Mr. Bennet’s reason for marrying is not much better. Austen writes more about his intentions, saying, “Her father captivated by youth and beauty, and that appearance of good humour, which youth and beauty generally give, had married a woman whose weak understanding and illiberal mind, had very early in their marriage put an end to all real affection for her. Respect, esteem, and confidence had vanished forever; and all his views of domestic happiness were overthrown.” (Austen, 250). Mr. Bennet did not expect this marriage to turn out the way it did. He was young, and she was beautiful, and he genuinely thought they could be happy together. Mrs. Bennet was probably a lot like Lydia when she was young. She was pretty and high spirited which can sometimes be mistaken for good humour. She also acts off of impulse. Instead of getting to know one another on a deeper level before getting married, they made the mistake of tying the knot too soon. Once he better got to know his wife and realized that Mrs. Bennet was not intellectually on the same level as him, he gave up all hope of being truly happy with her. His respect for their relationship also diminished, which is obvious throughout the book, as he never really treats her properly.
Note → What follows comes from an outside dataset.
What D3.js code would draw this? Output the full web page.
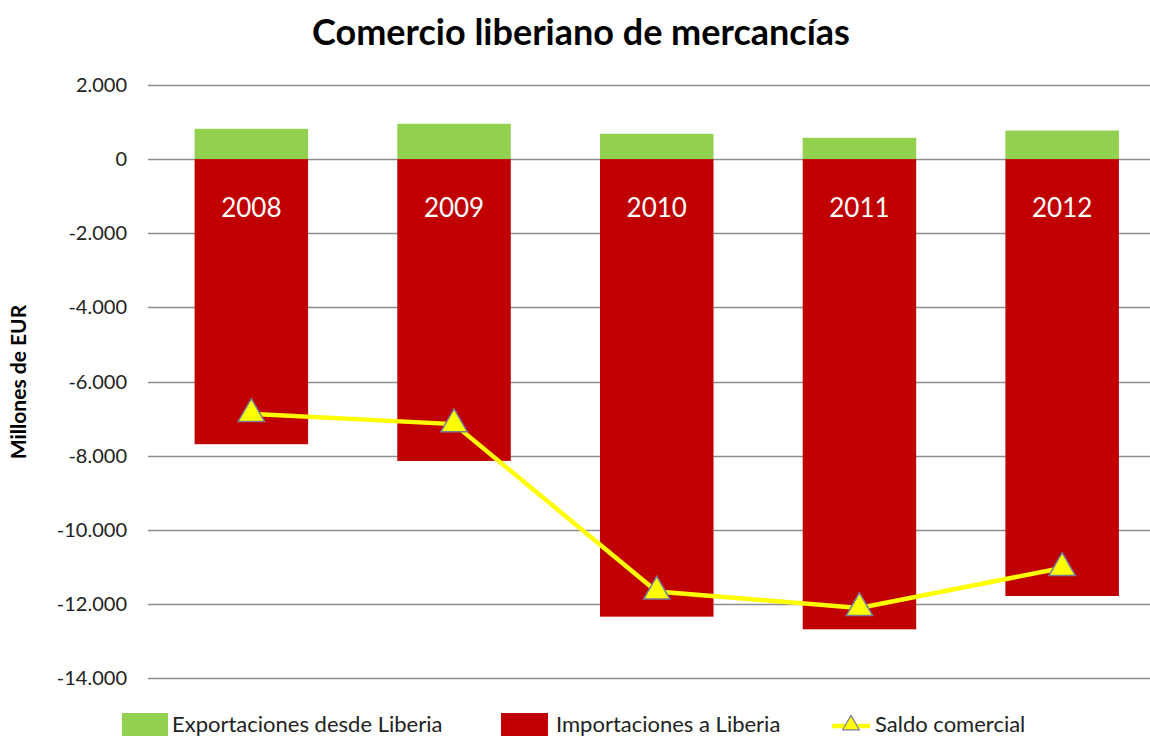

We can see how truly incompatible the two are when Austen writes, “Mr. Bennet was so odd a mixture of quick parts, sarcastic humor, reserve, and caprice, that the experience of three and twenty years had been insufficient to make his wife understand his character. Her mind was less difficult to develope. She was a woman of mean understanding, little information, and uncertain temper. When she was discontented, she fancied herself nervous.” (Austen, 45) Mr. Bennet likes to pick at his wife and takes pleasure in laughing at her, but she does not even understand his jokes because she is not very intelligent with her “mean understanding” and “little information.” Mrs. Bennet does nothing but nag at Mr. Bennet and Mr. Bennet treats his wife like the fool that she is. This shows how lacking their communication skills are, which are crucial in any healthy relationship.
Divorce may seem like a simple fix to their unhappy relationship, but it is never an option in their eyes. Divorce would not only break their family apart and hurt their daughters, it would also ruin their social standing. While divorce may be very common in today’s world, it was frowned upon and it was almost impossible to obtain in Jane Austen’s time. Even if a man cheated on his wife, the woman could not file for divorce. But, if a woman cheated on her husband, the man could file for divorce. (Bailey). Any time a couple separated, it was largely publicized, and the woman’s life was pretty much ruined. But since infidelity wasn’t a factor in their relationship, divorce was not even considered.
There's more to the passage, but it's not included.